Football is a sport that unites and divides, a sport that takes you to the highest emotional level before dumping you to depths of despair. Football is the beautiful game; but it also attracts some of the vilest and most obnoxious members of society.
The issue of racism has not been far from the headlines in the past couple of seasons; but in truth racism is a global problem that has always been there and which too often is conveniently ignored.
The arrival of two Chechen Muslim players at Beitar Jerusalem shows that racism is alive and well and a problem that the Israeli authorities and Beitar as a club need to resolve with utmost speed.
Most Beitar Jerusalem supporters have roots in Arab Muslim countries. They tend to belong to the lower and middle class and politically are nationalistic and right wing.
For a small, but significant hardcore element of Beitar supporters, known as ‘La Familia’, the presence of Arab or Muslims at their club is an anathema and one that they regard as unacceptable. They have protested by hurling abuse and racist insults not only at the two Chechen players, but also at members of the club’s management.
The burning down of the club’s trophy room was the final straw as far as the authorities were concerned. In recent weeks the police have made numerous arrests in an attempt to reign in some of the perpetrators of these incidents and there has been plenty of soul searching among Israelis who find such racist outpourings particularly uncomfortable.
For regular supporters of Beitar Jerusalem, the ‘La Familia’ ultras are regarded as embarrassment, with influence far outweighing their numbers. Ordinary Beitar supporters say that if a player is good enough to play for the club, then regardless of colour, race or religion they are welcome at the club.
When 19 year old Dzhabrail Kadiyev came on as a second half substitute for Beitar in their recent match against the Israeli Arab team from Bnei Sachnin, there were loud cheers for the young Chechen, not only from the home fans, but also from the Bnei Sachnin’s supporters. Sadly the cheers could not drown out by the jeers and boos from the racist elements in the crowd, each time Kadiyev touched the ball.
Whilst Beitar Jerusalem’s ultras are an example of intolerance and hatred; Hapoel Tel Aviv shows the positive side of Israeli football and an example of how football can help to bring people together.
Through a scheme called Mifalot, the left wing Hapoel club has helped bring together in excess of 20,000 children annually from Israel, Palestine and Jordan, since 1997. In recent years its international initiatives have also helped deprived children in a number of third world countries, including Cameroon, Rwanda and Haiti.
Arab footballers in Israel have had considerable success, with many representing the Israeli national team. Beram Kayal, who is currently playing for Glasgow Celtic in the Scottish Premier League gave an interview to the Guardian and said, “I play for the national team. Sometimes people say I’m Jewish. No – I’m Arabic. Sometimes people on the outside can’t understand the bigger picture. They ask how Jewish and Arabic people can live together. But it’s fine, I lived there [in Israel] and I enjoyed it, and I get on with the people there.

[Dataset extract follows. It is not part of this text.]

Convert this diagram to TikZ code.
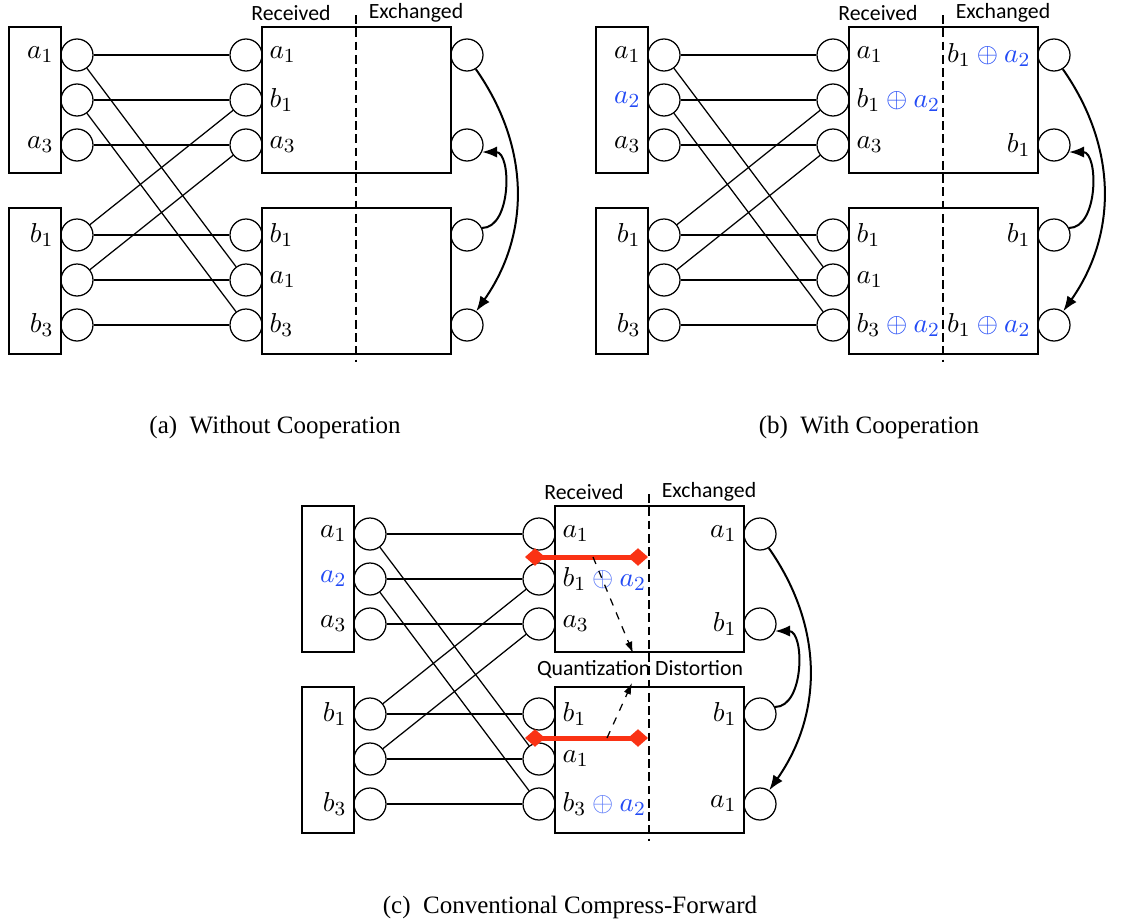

“I have friends who are Jewish and, while I don’t want to go too deep into politics, it shouldn’t really matter in sport about Arabs or Jews – if someone says ‘Beram Kayal is an Israeli player’, then that is enough for me.

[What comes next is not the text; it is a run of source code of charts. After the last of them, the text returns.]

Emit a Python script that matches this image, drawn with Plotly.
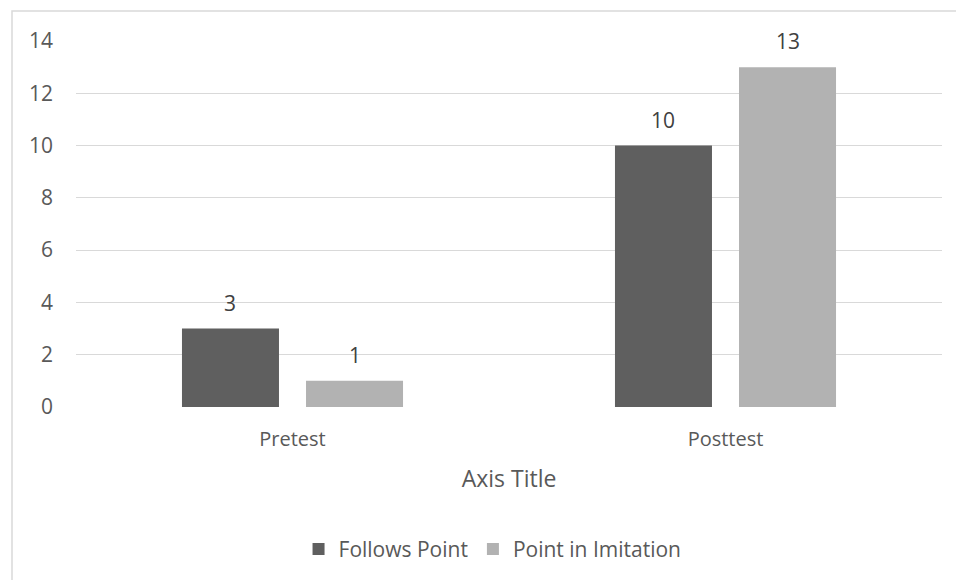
import plotly.graph_objects as go

categories = ["Pretest", "Posttest"]
follows_point = [3, 10]
point_in_imitation = [1, 13]
series_names = ["Follows Point", "Point in Imitation"]
y_ticks = [0, 2, 4, 6, 8, 10, 12, 14]

TEXT = "#595959"
LABEL = "#404040"
FONT = "Open Sans, Noto Sans, sans-serif"
COLORS = ["#5f5f5f", "#b2b2b2"]

BARGAP = 0.427
BARGROUPGAP = 0.218

fig = go.Figure()
for name, vals, col in zip(series_names, [follows_point, point_in_imitation], COLORS):
    fig.add_trace(go.Bar(
        x=categories, y=vals, name=name,
        marker=dict(color=col, line=dict(width=0)),
    ))

# value labels above each bar, placed at the grouped bar centres
slot = (1 - BARGAP) / 2
offsets = [-slot / 2, slot / 2]
annotations = []
for off, vals in zip(offsets, [follows_point, point_in_imitation]):
    for i, v in enumerate(vals):
        annotations.append(dict(
            x=i + off, y=v, xref="x", yref="y", text=str(v), showarrow=False,
            yanchor="bottom", yshift=10, font=dict(size=21, color=LABEL),
        ))

fig.update_layout(
    width=956, height=580,
    margin=dict(l=76, r=14, t=41, b=172),
    paper_bgcolor="white", plot_bgcolor="white",
    font=dict(family=FONT, color=TEXT, size=20),
    barmode="group", bargap=BARGAP, bargroupgap=BARGROUPGAP,
    showlegend=True,
    legend=dict(orientation="h", x=0.481, xanchor="center", y=-0.385, yanchor="middle",
                font=dict(size=21, color=TEXT), itemwidth=30, traceorder="normal"),
    xaxis=dict(
        showgrid=False, zeroline=False, showline=False, ticks="",
        tickfont=dict(size=20, color=TEXT), range=[-0.5, 1.5], ticklabelstandoff=18,
        title=dict(text="Axis Title", font=dict(size=23, color=TEXT), standoff=19),
    ),
    yaxis=dict(
        range=[0, 14], tickvals=y_ticks, showgrid=True, gridcolor="#d9d9d9", gridwidth=1.3,
        zeroline=False, showline=False, ticks="", ticklabelstandoff=22,
        tickfont=dict(size=21, color=TEXT),
    ),
    annotations=annotations,
    shapes=[dict(
        type="rect", xref="paper", yref="paper",
        x0=-0.0739, x1=1.06, y0=-0.6, y1=1.0817,
        line=dict(color="#d9d9d9", width=1.5), fillcolor="rgba(0,0,0,0)", layer="below",
    )],
)

fig.write_html("out.html")
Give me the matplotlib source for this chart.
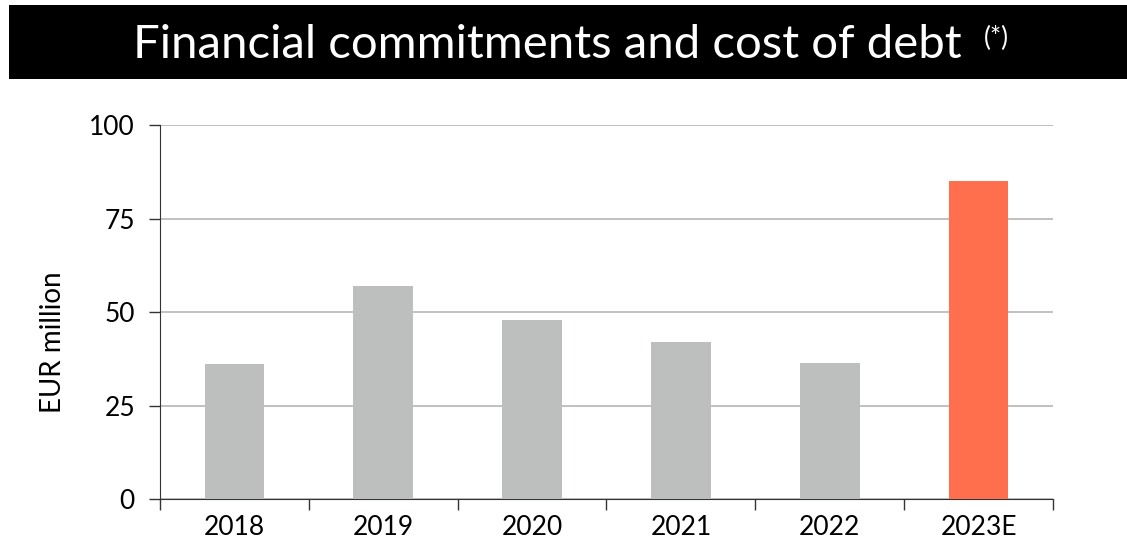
import matplotlib
matplotlib.use("Agg")
import matplotlib.pyplot as plt
from matplotlib.patches import Rectangle

categories = ["2018", "2019", "2020", "2021", "2022", "2023E"]
values = [36.2, 57.0, 48.0, 42.1, 36.3, 85.0]
colors = ["#BDBFBE", "#BDBFBE", "#BDBFBE", "#BDBFBE", "#BDBFBE", "#FF6F4D"]
yticks = [0, 25, 50, 75, 100]

plt.rcParams['font.family'] = ['Lato', 'DejaVu Sans']

W, H = 1127, 547
fig = plt.figure(figsize=(W / 100, H / 100), dpi=100)

# title bar
fig.patches.append(Rectangle((9 / W, 1 - 79 / H), (1127 - 9) / W, (79 - 5) / H,
                             transform=fig.transFigure, facecolor="black", edgecolor="none", zorder=0))
fig.text(133 / W, 1 - 45 / H, "Financial commitments and cost of debt",
         color="white", fontsize=34, ha="left", va="center")
fig.text(984 / W, 1 - 38 / H, "(*)", color="white", fontsize=19, ha="left", va="center")

ax = fig.add_axes([160 / W, 1 - 499.3 / H, (1053 - 160) / W, (499.3 - 125) / H])
x = list(range(len(categories)))
ax.bar(x, values, width=0.40, color=colors, zorder=3)
ax.set_xlim(-0.5, len(categories) - 0.5)
ax.set_ylim(0, 100)
ax.set_yticks(yticks)
ax.set_yticklabels([str(t) for t in yticks], fontsize=19)
ax.yaxis.grid(True, color="#B5B5B5", linewidth=1.2, zorder=0)
ax.set_axisbelow(True)

ax.set_xticks(x)
ax.set_xticklabels(categories, fontsize=19)
ax.tick_params(axis="x", which="major", length=0, pad=11)
ax.set_xticks([i - 0.5 for i in range(len(categories) + 1)], minor=True)
ax.tick_params(axis="x", which="minor", length=8, width=1, color="#333333")
ax.tick_params(axis="y", length=8, width=1, color="#333333", pad=10)

for s in ["top", "right"]:
    ax.spines[s].set_visible(False)
ax.spines["left"].set_color("#333333")
ax.spines["bottom"].set_color("#333333")

fig.text(53 / W, 1 - 342 / H, "EUR million", rotation=90, fontsize=20, ha="center", va="center")

fig.savefig("out.png", dpi=100)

“Everyone in Israel is happy for me. I am Arabic which is the minority compared to Jewish people in Israel. The Arabic and the Jewish people are happy because I have more friends who are Jewish, I live with Jews and I play in the Israeli team with Jewish people.”
Meanwhile, the Peres Center for Peace founded by current Israeli President, Shimon Peres in 1996, has worked on schemes to bring greater understanding between Israel and Palestinians. These schemes have often included high profile football matches where joint Israel-Palestinian teams have played against leading European club sides.
In recent days, Barcelona president Sandro Rosell has suggested a peace match between a joint Israel-Palestine and Barcelona should take place at the end of July.
Both sides have welcomed the idea, but Jibril Rajoub President of the Palestinian Football Federation said that at this time there are too many obstacles at present adding, “This idea would cause a quake in the region if it were to take place.”
Maybe it is too much to expect football to be a catalyst for coexistence between Israel and its Palestinian and Arab neighbours; but if it can help to reduce the tensions even and bring ordinary people together, then it has to be a move in the right direction.